__GIVEN REQUEST__
Give all the lines below again, exactly, with no pictures.

__DATA BLOCK__
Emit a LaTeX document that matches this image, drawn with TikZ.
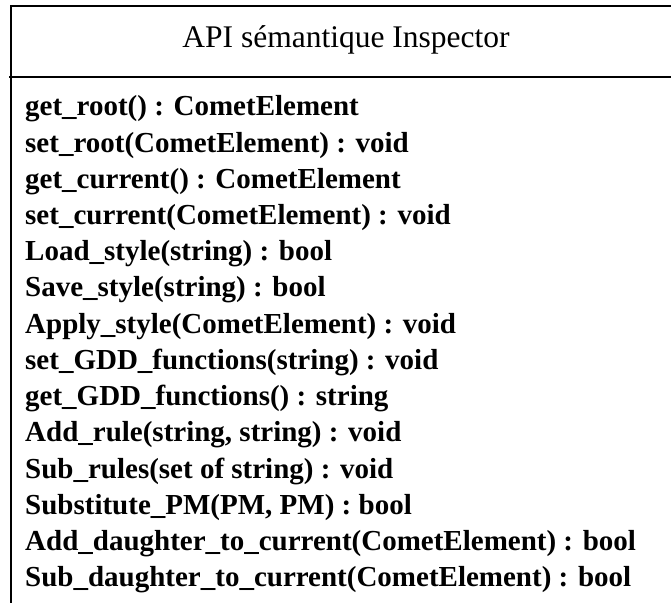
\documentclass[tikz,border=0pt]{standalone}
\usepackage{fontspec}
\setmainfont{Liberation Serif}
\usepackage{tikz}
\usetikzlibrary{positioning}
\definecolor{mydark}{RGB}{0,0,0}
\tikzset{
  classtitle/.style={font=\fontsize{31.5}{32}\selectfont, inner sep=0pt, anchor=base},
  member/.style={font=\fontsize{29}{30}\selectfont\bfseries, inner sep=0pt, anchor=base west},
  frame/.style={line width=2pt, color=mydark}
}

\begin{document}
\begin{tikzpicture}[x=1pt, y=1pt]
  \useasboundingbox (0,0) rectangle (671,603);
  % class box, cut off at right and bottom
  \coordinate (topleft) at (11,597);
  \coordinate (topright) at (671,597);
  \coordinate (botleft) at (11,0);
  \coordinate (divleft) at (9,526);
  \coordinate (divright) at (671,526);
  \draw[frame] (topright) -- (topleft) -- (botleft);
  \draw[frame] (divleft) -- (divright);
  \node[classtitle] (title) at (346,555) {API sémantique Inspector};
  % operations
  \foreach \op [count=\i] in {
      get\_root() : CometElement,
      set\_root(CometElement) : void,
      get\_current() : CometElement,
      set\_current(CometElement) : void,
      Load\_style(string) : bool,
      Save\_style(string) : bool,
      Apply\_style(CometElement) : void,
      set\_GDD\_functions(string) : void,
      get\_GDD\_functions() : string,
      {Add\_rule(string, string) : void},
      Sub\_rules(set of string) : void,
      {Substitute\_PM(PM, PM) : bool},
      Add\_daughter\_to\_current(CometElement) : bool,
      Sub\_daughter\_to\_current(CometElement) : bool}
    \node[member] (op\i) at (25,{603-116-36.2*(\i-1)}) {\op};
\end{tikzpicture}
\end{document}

__CORRECT ANSWER__
Emit a LaTeX document that matches this image, drawn with TikZ.
\documentclass[tikz,border=0pt]{standalone}
\usepackage{fontspec}
\setmainfont{Liberation Serif}
\usepackage{tikz}
\usetikzlibrary{positioning}
\definecolor{mydark}{RGB}{0,0,0}
\tikzset{
  classtitle/.style={font=\fontsize{31.5}{32}\selectfont, inner sep=0pt, anchor=base},
  member/.style={font=\fontsize{29}{30}\selectfont\bfseries, inner sep=0pt, anchor=base west},
  frame/.style={line width=2pt, color=mydark}
}

\begin{document}
\begin{tikzpicture}[x=1pt, y=1pt]
  \useasboundingbox (0,0) rectangle (671,603);
  % class box, cut off at right and bottom
  \coordinate (topleft) at (11,597);
  \coordinate (topright) at (671,597);
  \coordinate (botleft) at (11,0);
  \coordinate (divleft) at (9,526);
  \coordinate (divright) at (671,526);
  \draw[frame] (topright) -- (topleft) -- (botleft);
  \draw[frame] (divleft) -- (divright);
  \node[classtitle] (title) at (346,555) {API sémantique Inspector};
  % operations
  \foreach \op [count=\i] in {
      get\_root() : CometElement,
      set\_root(CometElement) : void,
      get\_current() : CometElement,
      set\_current(CometElement) : void,
      Load\_style(string) : bool,
      Save\_style(string) : bool,
      Apply\_style(CometElement) : void,
      set\_GDD\_functions(string) : void,
      get\_GDD\_functions() : string,
      {Add\_rule(string, string) : void},
      Sub\_rules(set of string) : void,
      {Substitute\_PM(PM, PM) : bool},
      Add\_daughter\_to\_current(CometElement) : bool,
      Sub\_daughter\_to\_current(CometElement) : bool}
    \node[member] (op\i) at (25,{603-116-36.2*(\i-1)}) {\op};
\end{tikzpicture}
\end{document}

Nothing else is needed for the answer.